The most fatal mistake is that I didn’t listen to my body. Even though, each time, I promised myself I would. Instead, I started out each run giving lip service and ending each run pushing through. Had I really been listening, I would have pulled way back at a minimum, but realistically I would have stopped. As I write this, I know that isn’t going to change. Not exactly, not yet. I am going to work harder at this, but right now the idea of giving up running for any length of time is not an option. I am going to pull back some. I am going to try to find outside runs that are flatter for awhile. But I just can’t stop. I am going to invest in a foam roller. I am going to add in more biking – both at the gym and outside. I am going to stick to a strength training schedule and not change it every week. And I am going to be realistic about what I can do. And what I can’t do yet.  And I am going to run the Broad Street. I have given up any idea that I will be pain free but that is okay.

I have made a lot more mistakes, I am realizing as I read more and more. Especially as I read about running with pain. I am realizing that although it is important to change your strength routine so your muscles don’t adapt, doing two separate routines a week may be enough. And I should increase the rigor of the routine, more reps or greater weight, as opposed to changing the routine constantly.  I have been switching up my routines monthly, maybe more. I have been trying to add in everything under the sun. Instead of working on one thing at a time. I am not stretching or icing the way I should. And most importantly, I have not cut back. In my defense, my right leg is not as bad as it once was. Some of the pain is gone, and it mostly feels stiff.

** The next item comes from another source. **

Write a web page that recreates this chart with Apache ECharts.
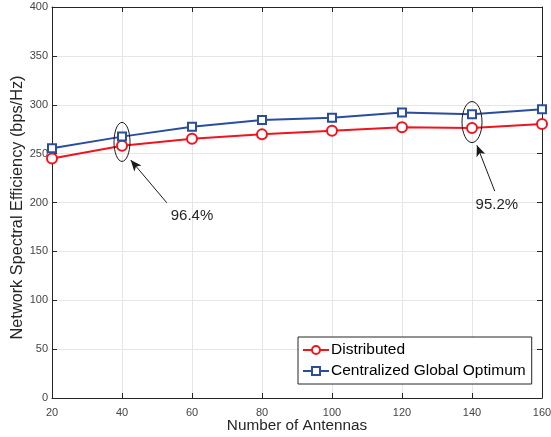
<!DOCTYPE html>
<html><head><meta charset="utf-8">
<script src="https://cdn.jsdelivr.net/npm/echarts@6/dist/echarts.min.js"></script>
<style>html,body{margin:0;padding:0;background:#fff}#c{width:551px;height:437px}</style>
</head><body><div id="c"></div>
<script>
const antennas = [20, 40, 60, 80, 100, 120, 140, 160];
const distributed = [245, 258, 265.3, 269.7, 273.5, 277, 276.2, 280.3];
const centralized = [255.4, 267.4, 277.6, 284.4, 286.8, 292, 290.3, 295.4];
const xTicks = [20, 40, 60, 80, 100, 120, 140, 160];
const yTicks = [0, 50, 100, 150, 200, 250, 300, 350, 400];
const annotations = [
  { text: '96.4%', at: 40, textPos: [60, 186.7], arrowFrom: [52.8, 199.7], arrowTo: [42.5, 243.4], ellipseCenter: [40, 262] },
  { text: '95.2%', at: 140, textPos: [147.1, 198], arrowFrom: [146.5, 211.6], arrowTo: [141.4, 258.5], ellipseCenter: [140, 282.3] }
];

const FONT = 'Liberation Sans, Arial, Helvetica, sans-serif';
const AX = '#262626';
const chart = echarts.init(document.getElementById('c'), null, {renderer: 'canvas'});
const baseX = {
  type: 'value', min: 20, max: 160, interval: 20,
  axisLine: {show: true, onZero: false, lineStyle: {color: AX, width: 1}},
  axisTick: {show: true, inside: true, length: 5, lineStyle: {color: AX}},
  splitLine: {show: false}
};
const baseY = {
  type: 'value', min: 0, max: 400, interval: 50,
  axisLine: {show: true, onZero: false, lineStyle: {color: AX, width: 1}},
  axisTick: {show: true, inside: true, length: 5, lineStyle: {color: AX}},
  splitLine: {show: false}
};
const option = {
  animation: false,
  backgroundColor: '#fff',
  textStyle: {fontFamily: FONT},
  grid: {left: 52, right: 9, top: 7, bottom: 39, containLabel: false, outerBoundsMode: 'none'},
  legend: {
    orient: 'vertical', left: 298, top: 337,
    padding: [5, 6, 5, 4], itemGap: 5,
    itemWidth: 26, itemHeight: 10,
    borderColor: AX, borderWidth: 1, backgroundColor: '#fff',
    textStyle: {fontSize: 15.5, color: '#000', fontFamily: FONT, padding: [0, 0, 0, -3]},
    data: ['Distributed', 'Centralized Global Optimum']
  },
  xAxis: [
    Object.assign({}, baseX, {
      position: 'bottom',
      name: 'Number of Antennas', nameLocation: 'middle', nameGap: 20, nameMoveOverlap: false,
      nameTextStyle: {fontSize: 15.3, color: AX, fontFamily: FONT},
      axisLabel: {fontSize: 11, color: '#444', margin: 9, fontFamily: FONT},
      splitLine: {show: true, lineStyle: {color: '#e6e6e6', width: 1}}
    }),
    Object.assign({}, baseX, {position: 'top', axisLabel: {show: false}})
  ],
  yAxis: [
    Object.assign({}, baseY, {
      position: 'left',
      name: 'Network Spectral Efficiency (bps/Hz)', nameLocation: 'middle', nameGap: 26, nameMoveOverlap: false,
      nameTextStyle: {fontSize: 16.3, color: AX, fontFamily: FONT, padding: [0, 10, 0, 0]},
      axisLabel: {fontSize: 11, color: '#444', margin: 4, fontFamily: FONT},
      splitLine: {show: true, lineStyle: {color: '#e6e6e6', width: 1}}
    }),
    Object.assign({}, baseY, {position: 'right', axisLabel: {show: false}})
  ],
  series: [
    {
      name: 'Distributed', type: 'line',
      data: antennas.map((x, i) => [x, distributed[i]]),
      color: '#f0141e',
      lineStyle: {width: 2, color: '#f0141e'},
      symbol: 'circle', symbolSize: 10, showAllSymbol: true,
      itemStyle: {color: '#fff', borderColor: '#f0141e', borderWidth: 2},
      z: 3,
      markLine: {
        silent: true, symbol: ['none', 'arrow'], symbolSize: [7, 11],
        label: {show: false},
        lineStyle: {color: '#1a1a1a', width: 1, type: 'solid'},
        data: annotations.map(a => [{coord: a.arrowFrom}, {coord: a.arrowTo}])
      }
    },
    {
      name: 'Centralized Global Optimum', type: 'line',
      data: antennas.map((x, i) => [x, centralized[i]]),
      color: '#2a4d9e',
      lineStyle: {width: 2, color: '#2a4d9e'},
      symbol: 'rect', symbolSize: 8, showAllSymbol: true,
      itemStyle: {color: '#fff', borderColor: '#2a4d9e', borderWidth: 2},
      z: 4
    }
  ]
};
chart.setOption(option);

function drawAnnotations() {
  const g = [];
  annotations.forEach((a, i) => {
    const c = chart.convertToPixel({xAxisIndex: 0, yAxisIndex: 0}, a.ellipseCenter);
    const t = chart.convertToPixel({xAxisIndex: 0, yAxisIndex: 0}, a.textPos);
    g.push({
      type: 'ellipse', silent: true, z: 10,
      shape: {cx: c[0], cy: c[1], rx: i === 0 ? 8 : 10, ry: i === 0 ? 19.5 : 20.5},
      style: {fill: 'none', stroke: '#1a1a1a', lineWidth: 1}
    });
    g.push({
      type: 'text', silent: true, z: 10,
      x: t[0], y: t[1],
      style: {text: a.text, fill: '#262626', font: '15px ' + FONT, align: 'center', verticalAlign: 'middle'}
    });
  });
  chart.setOption({graphic: g});
}
drawAnnotations();
</script>
</body></html>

Wednesday, I ran four miles. I came home in a bad mood and had to get out of the house. It was raining. I ran with music. After a quick first mile, a really quick first mile for me,  I settled in. It wasn’t a pain free run, but it was okay. After, I danced around the kitchen making dinner and realized that I was in a completely different frame of mind. I was happy. I felt pretty good. Thursday, my legs were sore, but that was probably from running too fast in the beginning. So after the Broad Street I plan to back way off. I am hoping as the days get longer to run outside more, to add in more biking. And to hopefully run pain free some day. And then I can start over, smarter and more slowly.

Because I am doing a half in the fall.